Vi sono scrittori che per patriottismo non possono che opporsi all’autorità. Così Pablo Neruda quando ricorda, con orgoglio:

Il Cile è l’unico paese che sia stato inventato da un poeta, poiché nacque da un gran poema epico, La arauncana di Don Alonso de Ercilla y Zuñiga.

Nella Germania comunista, nuovo esempio, lo scrittore si opponeva di necessità, perché il regime entrava fin dentro l’anima, soffocandola in lacci troppo stretti:

Essere scrittore significa vivere e giustificare una presenza giorno dopo giorno, senza respiro (Heinrich Bὅll).

Non vanno inoltre trascurati il potere di una dottrina, di una filosofia, del pensiero, dai quali lo scrittore ha il dovere se non la necessità di schiodarsi, perché ne va non solo della sua indipendenza, ma della libertà creatrice:

È difficile ridurre al silenzio uno scrittore, neanche una forza soprannaturale ci riuscirebbe, neppure Dio lo ridurrebbe al silenzio (François Mauriac).

Ci sono poi scrittori che scelgono il potere stesso come oggetto della loro ispirazione, e quindi lo studiano, lo analizzano: cosa succede in colui che siede sui suoi scranni, come si trasforma?

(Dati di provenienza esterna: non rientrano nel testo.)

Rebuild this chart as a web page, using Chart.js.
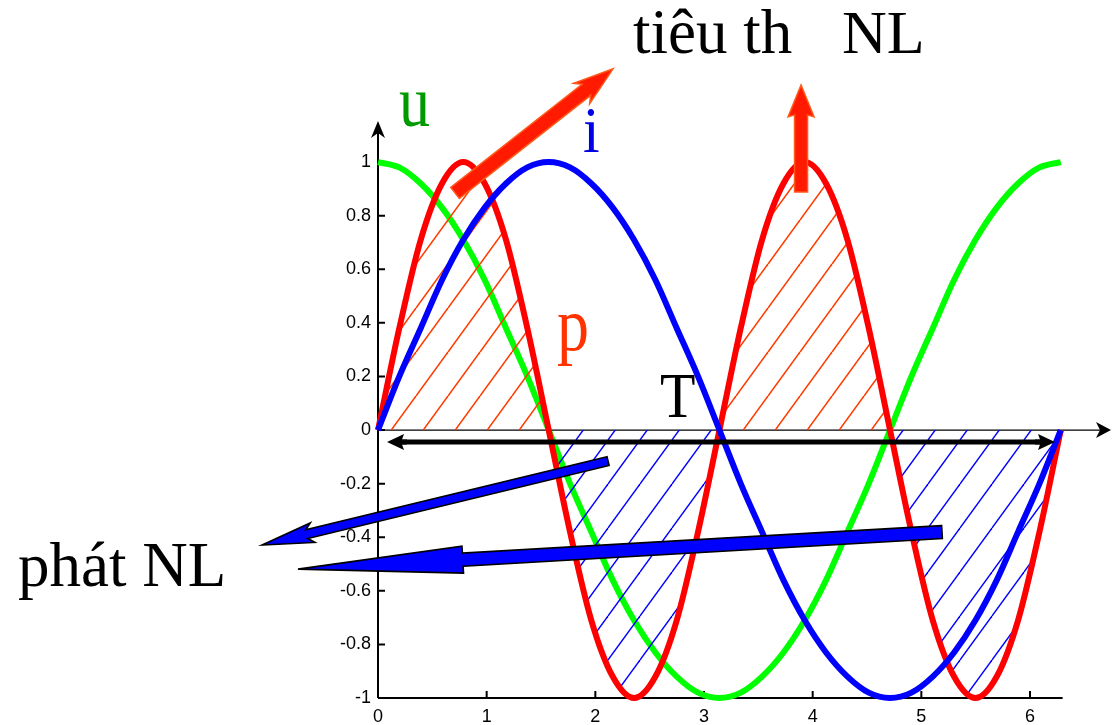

Che rapporto mantiene con la realtà e con se stesso? È quanto si domanda Gabriel Garçia Marquez.

Non dissimile è la questione posta da Moravia: che rapporto ha colui che detiene il potere con la cultura? Di che cultura è? Ci si interroga così non sul potere in astratto, ma si cerca di tratteggiare il volto di colui che, di volta in volta, lo detiene:

il potere di Luigi XVI era assoluto, ma la sua cultura era la stessa di Racine (…)

Giocando un po’ col titolo, lo scrittore e chi detiene il potere possono incontrarsi a tu per tu. Un modo come un altro di considerare che anche l’imperatore, come ricorda una certa fiaba, qualche volta è nudo e la trappola l’ha tesa qualcun altro (lo scrittore tanto temuto, perseguitato ed esiliato, c’è bisogno di dirlo?)